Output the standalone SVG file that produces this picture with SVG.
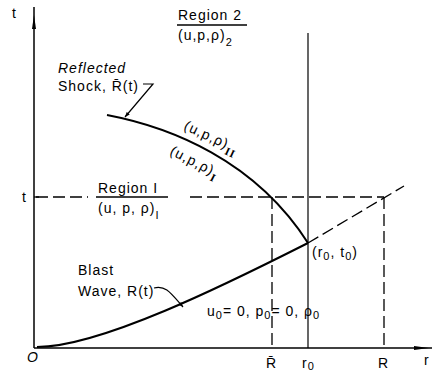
* * *
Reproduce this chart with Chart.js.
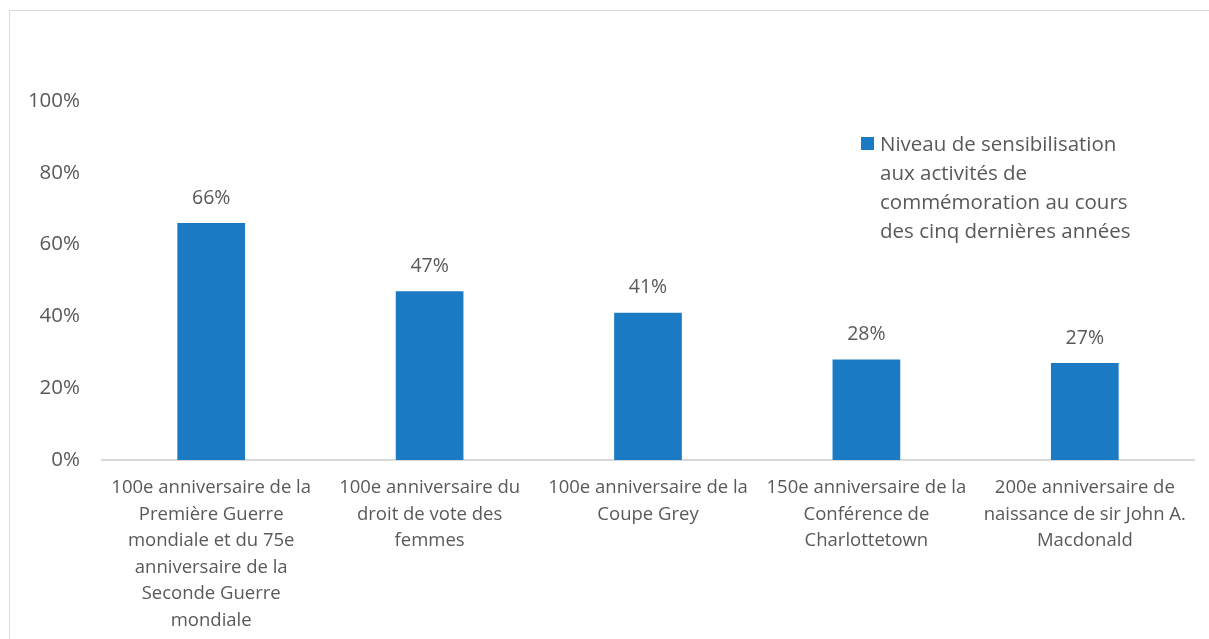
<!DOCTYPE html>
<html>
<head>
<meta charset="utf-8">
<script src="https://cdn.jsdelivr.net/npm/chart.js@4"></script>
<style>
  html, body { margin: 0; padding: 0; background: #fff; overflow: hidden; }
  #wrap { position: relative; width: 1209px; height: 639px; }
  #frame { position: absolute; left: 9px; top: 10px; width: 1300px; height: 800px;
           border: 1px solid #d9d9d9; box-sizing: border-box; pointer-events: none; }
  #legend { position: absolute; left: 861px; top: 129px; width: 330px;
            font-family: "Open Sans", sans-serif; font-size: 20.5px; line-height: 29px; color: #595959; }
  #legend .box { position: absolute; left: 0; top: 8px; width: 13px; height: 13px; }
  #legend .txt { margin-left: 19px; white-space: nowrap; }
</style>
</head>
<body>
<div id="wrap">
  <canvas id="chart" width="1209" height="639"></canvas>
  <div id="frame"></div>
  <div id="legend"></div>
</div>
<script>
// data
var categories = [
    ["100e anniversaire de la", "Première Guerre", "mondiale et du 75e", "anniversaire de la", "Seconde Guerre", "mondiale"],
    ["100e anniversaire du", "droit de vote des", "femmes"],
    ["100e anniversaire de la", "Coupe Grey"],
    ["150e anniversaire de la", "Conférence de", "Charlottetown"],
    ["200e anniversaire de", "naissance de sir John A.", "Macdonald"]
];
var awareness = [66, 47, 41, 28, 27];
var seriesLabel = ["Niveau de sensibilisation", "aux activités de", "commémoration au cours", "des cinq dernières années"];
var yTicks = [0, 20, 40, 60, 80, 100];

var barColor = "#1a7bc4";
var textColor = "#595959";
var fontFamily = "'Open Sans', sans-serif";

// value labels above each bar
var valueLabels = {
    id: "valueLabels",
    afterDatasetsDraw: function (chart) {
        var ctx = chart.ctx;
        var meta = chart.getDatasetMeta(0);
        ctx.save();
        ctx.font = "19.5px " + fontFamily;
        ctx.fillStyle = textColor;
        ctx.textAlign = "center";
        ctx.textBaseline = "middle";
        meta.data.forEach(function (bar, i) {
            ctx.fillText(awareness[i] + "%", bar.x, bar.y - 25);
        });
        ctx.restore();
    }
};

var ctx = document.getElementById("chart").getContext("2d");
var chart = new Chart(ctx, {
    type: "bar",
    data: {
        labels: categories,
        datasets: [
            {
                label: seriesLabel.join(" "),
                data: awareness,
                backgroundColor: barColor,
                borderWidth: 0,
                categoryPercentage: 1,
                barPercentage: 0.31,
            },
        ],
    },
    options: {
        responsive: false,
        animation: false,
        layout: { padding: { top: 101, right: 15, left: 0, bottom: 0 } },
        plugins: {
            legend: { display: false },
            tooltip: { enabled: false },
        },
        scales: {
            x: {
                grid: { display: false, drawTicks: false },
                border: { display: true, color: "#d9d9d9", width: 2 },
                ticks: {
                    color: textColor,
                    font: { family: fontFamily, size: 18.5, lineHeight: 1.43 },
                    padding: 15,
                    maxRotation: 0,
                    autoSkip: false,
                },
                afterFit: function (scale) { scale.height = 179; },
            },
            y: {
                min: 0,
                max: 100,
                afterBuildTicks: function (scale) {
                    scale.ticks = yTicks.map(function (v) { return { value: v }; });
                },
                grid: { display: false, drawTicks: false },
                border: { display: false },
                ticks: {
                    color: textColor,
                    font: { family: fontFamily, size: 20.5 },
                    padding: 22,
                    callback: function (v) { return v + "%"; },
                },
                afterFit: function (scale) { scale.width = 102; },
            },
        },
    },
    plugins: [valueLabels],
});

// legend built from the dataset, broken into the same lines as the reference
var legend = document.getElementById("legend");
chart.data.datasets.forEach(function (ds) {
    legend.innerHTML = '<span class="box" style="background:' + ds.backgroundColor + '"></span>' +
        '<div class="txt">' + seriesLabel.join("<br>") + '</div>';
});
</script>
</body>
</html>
...
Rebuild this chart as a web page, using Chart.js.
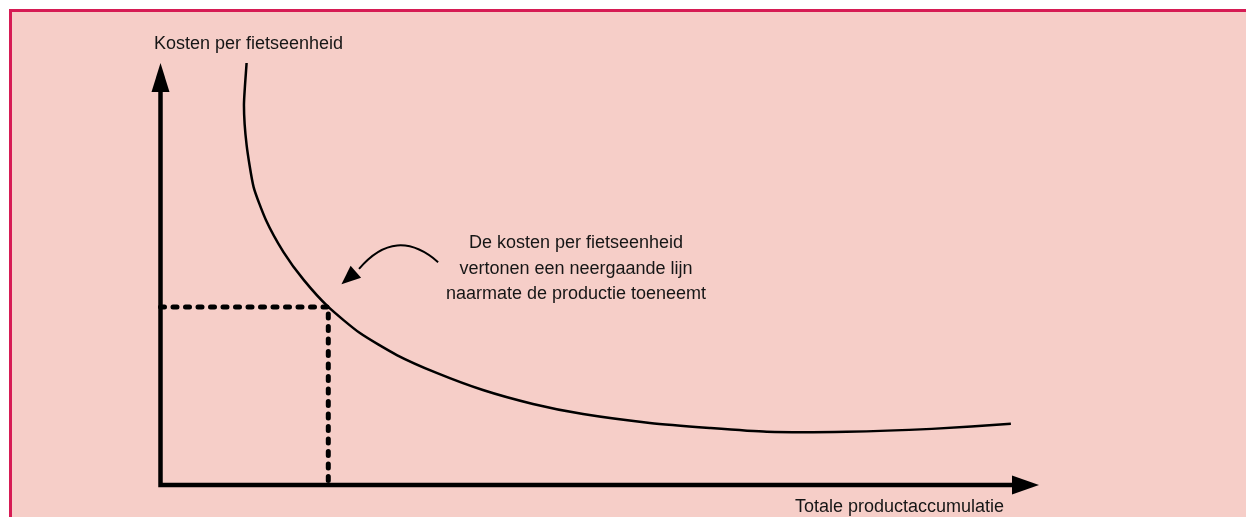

What you have to do: Report how many lines in the listing above include the word "this". Give nothing but the number.

Final result: 3